* [Brief]: Exactly and only the lines from the one containing "Recreate this image" through the one containing "months_per_year = [12, 12, 12, 12, 12, 12, 12, 5]" are to be repeated, both ends included.

* [Record set]:
────────────────────

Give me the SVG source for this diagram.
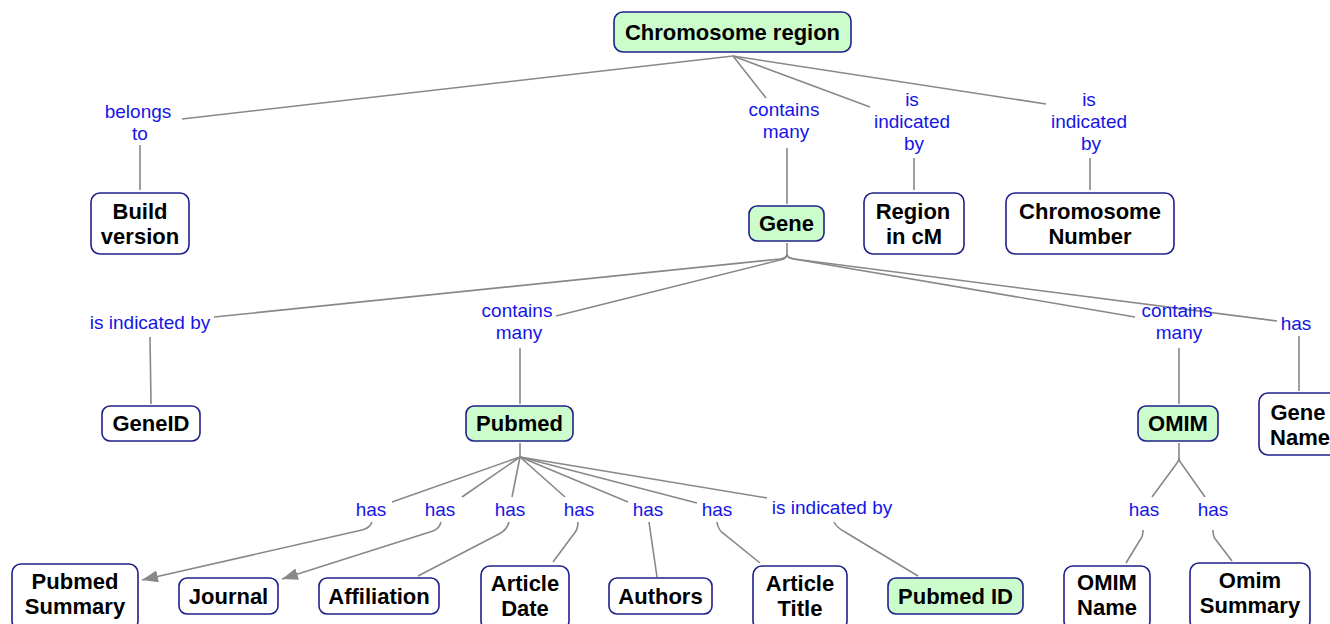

────────────────────

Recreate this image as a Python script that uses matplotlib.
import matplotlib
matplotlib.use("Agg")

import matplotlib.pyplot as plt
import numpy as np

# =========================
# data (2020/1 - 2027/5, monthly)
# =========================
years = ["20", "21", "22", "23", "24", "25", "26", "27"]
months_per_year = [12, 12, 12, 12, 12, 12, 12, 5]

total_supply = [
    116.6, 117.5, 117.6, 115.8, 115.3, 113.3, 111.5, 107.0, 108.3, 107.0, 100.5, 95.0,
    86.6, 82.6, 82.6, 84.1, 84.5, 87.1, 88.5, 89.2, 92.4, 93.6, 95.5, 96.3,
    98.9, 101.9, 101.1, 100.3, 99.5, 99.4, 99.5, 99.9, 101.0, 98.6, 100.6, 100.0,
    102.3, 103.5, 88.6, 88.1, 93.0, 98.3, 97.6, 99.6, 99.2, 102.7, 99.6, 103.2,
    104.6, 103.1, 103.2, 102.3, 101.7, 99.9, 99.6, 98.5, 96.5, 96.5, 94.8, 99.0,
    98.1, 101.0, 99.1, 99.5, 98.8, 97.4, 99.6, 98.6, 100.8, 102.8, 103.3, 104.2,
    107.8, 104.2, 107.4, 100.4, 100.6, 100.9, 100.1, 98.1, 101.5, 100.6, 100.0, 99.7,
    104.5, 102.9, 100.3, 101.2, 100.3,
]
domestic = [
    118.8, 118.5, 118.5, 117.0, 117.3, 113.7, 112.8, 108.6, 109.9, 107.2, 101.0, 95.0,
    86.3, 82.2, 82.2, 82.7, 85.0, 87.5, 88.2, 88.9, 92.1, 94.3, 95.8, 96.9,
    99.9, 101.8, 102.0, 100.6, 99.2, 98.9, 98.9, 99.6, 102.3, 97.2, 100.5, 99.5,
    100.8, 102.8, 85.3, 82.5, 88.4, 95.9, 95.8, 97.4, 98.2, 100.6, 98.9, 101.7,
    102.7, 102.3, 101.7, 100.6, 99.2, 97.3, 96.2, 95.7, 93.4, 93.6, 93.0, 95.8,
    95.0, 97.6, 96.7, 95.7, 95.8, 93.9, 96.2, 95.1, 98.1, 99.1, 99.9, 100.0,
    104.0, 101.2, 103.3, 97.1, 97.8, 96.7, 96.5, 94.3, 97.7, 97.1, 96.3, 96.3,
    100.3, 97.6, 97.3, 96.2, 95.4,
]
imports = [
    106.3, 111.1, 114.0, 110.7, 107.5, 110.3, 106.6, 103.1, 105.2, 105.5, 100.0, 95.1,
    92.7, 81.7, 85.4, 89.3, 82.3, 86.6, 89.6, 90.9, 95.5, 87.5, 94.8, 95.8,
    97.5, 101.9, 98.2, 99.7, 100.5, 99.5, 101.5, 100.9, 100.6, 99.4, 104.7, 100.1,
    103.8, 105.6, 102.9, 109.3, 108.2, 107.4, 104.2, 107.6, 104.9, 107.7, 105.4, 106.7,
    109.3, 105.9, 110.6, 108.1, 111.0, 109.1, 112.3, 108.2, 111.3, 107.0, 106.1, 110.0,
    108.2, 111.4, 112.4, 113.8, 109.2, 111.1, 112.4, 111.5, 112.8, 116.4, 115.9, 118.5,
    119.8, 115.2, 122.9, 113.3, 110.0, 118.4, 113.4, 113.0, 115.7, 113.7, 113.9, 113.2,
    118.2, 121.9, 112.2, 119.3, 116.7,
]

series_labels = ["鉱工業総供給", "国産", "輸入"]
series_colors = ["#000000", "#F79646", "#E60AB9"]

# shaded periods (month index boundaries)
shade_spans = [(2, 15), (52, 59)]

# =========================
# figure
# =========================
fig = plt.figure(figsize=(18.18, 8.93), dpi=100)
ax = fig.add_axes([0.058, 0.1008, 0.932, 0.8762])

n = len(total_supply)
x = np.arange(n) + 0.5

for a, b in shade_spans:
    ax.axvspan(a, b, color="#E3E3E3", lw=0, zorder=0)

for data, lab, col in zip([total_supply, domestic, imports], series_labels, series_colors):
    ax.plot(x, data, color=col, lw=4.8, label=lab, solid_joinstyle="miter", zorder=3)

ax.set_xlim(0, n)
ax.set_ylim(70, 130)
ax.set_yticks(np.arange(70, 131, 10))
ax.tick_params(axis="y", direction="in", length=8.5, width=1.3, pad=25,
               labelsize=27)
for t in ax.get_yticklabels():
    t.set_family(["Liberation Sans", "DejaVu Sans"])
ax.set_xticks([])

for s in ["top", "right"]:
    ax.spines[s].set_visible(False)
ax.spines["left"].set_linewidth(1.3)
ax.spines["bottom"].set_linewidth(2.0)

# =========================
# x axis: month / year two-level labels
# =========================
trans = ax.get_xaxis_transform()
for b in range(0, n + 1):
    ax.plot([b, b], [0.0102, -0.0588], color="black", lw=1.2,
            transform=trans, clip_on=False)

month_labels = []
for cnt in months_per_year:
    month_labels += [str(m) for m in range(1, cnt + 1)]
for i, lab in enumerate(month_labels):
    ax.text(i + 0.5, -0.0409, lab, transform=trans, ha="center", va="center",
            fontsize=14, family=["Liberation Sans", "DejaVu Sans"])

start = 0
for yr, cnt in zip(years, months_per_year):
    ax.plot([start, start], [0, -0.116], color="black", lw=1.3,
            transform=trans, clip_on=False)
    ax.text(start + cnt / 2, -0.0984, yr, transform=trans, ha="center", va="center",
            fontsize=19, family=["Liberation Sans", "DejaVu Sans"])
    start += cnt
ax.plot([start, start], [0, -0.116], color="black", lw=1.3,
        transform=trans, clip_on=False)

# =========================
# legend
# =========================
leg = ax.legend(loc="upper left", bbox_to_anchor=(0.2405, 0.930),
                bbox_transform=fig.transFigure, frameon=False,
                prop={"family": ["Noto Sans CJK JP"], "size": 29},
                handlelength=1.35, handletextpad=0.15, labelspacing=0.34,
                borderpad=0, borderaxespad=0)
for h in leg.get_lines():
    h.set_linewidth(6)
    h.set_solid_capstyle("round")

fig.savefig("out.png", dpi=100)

────────────────────

* [Answer to this exercise]:
Recreate this image as a Python script that uses matplotlib.
import matplotlib
matplotlib.use("Agg")

import matplotlib.pyplot as plt
import numpy as np

# =========================
# data (2020/1 - 2027/5, monthly)
# =========================
years = ["20", "21", "22", "23", "24", "25", "26", "27"]
months_per_year = [12, 12, 12, 12, 12, 12, 12, 5]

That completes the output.